Charts and diagrams as code
----
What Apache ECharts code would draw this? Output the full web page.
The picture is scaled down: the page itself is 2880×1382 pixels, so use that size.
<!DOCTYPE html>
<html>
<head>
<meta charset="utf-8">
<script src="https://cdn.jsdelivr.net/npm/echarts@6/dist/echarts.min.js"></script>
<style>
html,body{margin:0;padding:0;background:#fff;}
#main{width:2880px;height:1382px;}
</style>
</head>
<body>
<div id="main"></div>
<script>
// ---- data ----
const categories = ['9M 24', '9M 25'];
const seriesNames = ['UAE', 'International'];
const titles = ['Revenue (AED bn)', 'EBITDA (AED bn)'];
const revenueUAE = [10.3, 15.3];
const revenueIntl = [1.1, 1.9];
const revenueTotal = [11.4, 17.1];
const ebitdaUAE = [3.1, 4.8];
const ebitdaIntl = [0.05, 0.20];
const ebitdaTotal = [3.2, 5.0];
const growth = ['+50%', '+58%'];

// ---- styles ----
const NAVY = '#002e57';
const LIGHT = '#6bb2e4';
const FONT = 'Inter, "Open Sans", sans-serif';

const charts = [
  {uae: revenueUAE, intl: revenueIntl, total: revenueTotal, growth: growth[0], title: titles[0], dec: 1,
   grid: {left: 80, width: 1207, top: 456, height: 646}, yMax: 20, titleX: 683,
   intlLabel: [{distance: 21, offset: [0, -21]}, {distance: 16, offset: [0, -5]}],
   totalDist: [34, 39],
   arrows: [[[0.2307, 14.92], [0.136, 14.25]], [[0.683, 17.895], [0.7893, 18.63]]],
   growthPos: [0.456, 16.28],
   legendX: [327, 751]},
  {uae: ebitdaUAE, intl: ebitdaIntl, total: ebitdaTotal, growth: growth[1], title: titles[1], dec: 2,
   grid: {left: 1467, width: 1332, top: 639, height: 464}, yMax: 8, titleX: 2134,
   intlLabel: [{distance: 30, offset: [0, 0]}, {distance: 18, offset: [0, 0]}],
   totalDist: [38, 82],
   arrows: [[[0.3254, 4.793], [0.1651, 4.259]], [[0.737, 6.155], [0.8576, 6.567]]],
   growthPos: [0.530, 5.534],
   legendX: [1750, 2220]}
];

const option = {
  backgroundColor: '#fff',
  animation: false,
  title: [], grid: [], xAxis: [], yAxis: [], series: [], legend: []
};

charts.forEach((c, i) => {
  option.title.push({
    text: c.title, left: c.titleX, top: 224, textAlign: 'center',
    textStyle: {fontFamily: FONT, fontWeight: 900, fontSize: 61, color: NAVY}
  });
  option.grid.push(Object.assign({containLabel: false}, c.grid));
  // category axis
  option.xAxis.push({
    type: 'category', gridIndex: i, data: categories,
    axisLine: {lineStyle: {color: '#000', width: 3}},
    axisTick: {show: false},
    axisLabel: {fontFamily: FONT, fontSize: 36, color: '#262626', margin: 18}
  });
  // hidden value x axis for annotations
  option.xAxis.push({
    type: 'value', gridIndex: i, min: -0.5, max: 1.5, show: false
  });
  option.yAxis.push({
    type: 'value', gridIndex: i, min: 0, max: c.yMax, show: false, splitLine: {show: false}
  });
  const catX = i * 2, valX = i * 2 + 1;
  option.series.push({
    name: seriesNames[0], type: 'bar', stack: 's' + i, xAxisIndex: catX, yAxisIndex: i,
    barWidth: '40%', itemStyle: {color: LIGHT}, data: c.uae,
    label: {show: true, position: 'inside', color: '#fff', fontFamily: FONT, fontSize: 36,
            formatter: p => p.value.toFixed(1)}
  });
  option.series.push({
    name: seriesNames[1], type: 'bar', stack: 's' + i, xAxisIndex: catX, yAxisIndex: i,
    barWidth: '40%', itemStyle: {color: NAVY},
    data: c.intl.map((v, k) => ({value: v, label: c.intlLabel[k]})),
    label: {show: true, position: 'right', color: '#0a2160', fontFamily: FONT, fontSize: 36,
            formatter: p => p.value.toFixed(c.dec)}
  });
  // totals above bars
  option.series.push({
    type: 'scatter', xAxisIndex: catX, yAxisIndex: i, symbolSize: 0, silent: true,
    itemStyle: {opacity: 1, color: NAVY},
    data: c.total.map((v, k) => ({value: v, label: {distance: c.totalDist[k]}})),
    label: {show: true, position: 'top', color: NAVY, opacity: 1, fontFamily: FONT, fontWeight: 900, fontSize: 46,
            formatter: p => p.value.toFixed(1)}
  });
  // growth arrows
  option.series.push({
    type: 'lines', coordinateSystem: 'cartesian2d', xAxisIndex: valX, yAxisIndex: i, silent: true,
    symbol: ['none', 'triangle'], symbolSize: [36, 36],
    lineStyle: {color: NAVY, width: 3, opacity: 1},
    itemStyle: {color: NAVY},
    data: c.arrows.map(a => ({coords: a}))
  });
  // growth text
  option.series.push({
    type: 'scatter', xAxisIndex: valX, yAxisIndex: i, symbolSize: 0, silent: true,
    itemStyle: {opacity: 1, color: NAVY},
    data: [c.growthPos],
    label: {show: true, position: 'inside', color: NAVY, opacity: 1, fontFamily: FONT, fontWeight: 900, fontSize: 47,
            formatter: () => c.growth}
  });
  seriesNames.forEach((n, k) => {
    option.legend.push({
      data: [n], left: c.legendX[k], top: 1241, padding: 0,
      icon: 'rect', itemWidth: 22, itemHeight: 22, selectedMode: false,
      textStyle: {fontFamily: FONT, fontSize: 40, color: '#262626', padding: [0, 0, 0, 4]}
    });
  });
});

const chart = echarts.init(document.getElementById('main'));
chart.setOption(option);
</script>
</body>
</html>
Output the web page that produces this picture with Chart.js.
----
— What you should do —
From the entries above, copy every line containing the word "Output".

— Written response —
What Apache ECharts code would draw this? Output the full web page.
Output the web page that produces this picture with Chart.js.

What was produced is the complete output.